A pre-launch patent check should therefore look beyond marketing copy. If samples, test units or commercial products contain formulas, material parameters, structural features or process traces that have not yet been filed, applicants should assess whether those features can be obtained through ordinary or reasonably expected analysis. Confidentiality agreements, sample control, filing dates and disclosure language should be reviewed together.
G 1/24 brings the description into claim interpretation
G 1/24 also changes the practical handling of claim interpretation. When assessing patentability, the description and drawings are not consulted only when a claim is unclear or ambiguous. They are used to interpret the claims. Applicants should not assume that examiners will read claim wording in isolation.
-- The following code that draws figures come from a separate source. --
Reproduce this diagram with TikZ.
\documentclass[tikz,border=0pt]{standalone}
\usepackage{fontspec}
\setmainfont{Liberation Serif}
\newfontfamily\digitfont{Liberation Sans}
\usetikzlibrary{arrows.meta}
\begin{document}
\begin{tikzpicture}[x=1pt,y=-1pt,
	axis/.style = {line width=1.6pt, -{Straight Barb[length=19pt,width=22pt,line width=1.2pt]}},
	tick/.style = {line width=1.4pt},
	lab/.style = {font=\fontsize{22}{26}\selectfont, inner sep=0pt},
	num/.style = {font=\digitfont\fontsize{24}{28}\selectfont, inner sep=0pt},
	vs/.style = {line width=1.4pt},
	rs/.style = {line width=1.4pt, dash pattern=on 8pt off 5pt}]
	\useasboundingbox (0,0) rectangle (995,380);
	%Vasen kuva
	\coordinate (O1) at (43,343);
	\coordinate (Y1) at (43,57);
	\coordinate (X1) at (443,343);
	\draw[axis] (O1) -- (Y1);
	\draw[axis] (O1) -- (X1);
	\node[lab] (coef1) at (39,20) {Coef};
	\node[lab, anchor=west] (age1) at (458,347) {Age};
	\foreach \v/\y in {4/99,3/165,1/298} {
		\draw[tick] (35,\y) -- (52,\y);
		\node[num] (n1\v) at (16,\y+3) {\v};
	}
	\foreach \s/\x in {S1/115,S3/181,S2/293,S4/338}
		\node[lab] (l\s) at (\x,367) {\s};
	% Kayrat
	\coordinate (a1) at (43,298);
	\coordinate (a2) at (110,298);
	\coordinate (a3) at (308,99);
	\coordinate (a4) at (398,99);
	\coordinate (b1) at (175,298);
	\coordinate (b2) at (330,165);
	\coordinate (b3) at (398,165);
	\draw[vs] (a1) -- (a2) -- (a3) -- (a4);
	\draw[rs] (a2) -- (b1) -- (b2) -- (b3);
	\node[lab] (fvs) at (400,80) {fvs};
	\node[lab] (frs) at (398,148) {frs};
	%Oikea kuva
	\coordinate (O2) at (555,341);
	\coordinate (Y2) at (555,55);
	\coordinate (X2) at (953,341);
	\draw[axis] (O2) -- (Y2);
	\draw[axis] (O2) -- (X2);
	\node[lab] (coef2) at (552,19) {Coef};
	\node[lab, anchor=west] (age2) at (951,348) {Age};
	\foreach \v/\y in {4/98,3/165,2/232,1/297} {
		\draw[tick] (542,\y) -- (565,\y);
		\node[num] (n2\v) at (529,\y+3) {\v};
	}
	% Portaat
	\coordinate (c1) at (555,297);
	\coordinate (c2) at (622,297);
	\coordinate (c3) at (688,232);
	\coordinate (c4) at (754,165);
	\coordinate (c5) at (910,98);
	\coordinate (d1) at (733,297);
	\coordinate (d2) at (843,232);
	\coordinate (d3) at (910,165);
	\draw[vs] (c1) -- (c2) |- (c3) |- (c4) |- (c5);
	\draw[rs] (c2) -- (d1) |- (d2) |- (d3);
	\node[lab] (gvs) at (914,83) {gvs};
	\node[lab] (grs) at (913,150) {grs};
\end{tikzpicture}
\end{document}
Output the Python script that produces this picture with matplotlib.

That does not mean limitations missing from the claim can simply be imported from the description. The claims remain the starting point for patentability. The danger lies in misalignment: a description that defines a term too broadly or too narrowly, examples that imply a single workable embodiment, and claims that fail to draw a clear boundary. Such gaps can become larger during search, examination, opposition or later disputes.
For European filings prepared after May, definitions, embodiments, technical effects and claims should be reviewed together. If a term has a special meaning in the application, that meaning should be visible from the claim language where possible. If the description is meant to provide background only, it should not accidentally become a hidden limitation. European drafting quality is moving from “good claims” toward “claims and description that work together”.
What applicants should change first
First, add a responsibility check after any AI-assisted drafting. The point is not to record every tool used, but to confirm that the final text is accurate, complete and supported. Second, rebuild European filing timelines, especially for projects that depend on early search results. PACE accelerated search should not remain in internal templates as a default assumption. Third, review products that are about to be disclosed or are already circulating, and file before exposure where the technical risk is material.
Fourth, review claims and description together. After G 1/24, the description is not a background annex; it is part of the interpretation environment. The most reliable European strategy is still practical and disciplined: write the technical facts clearly, control public disclosure before filing, and align procedural expectations with the Guidelines now in force.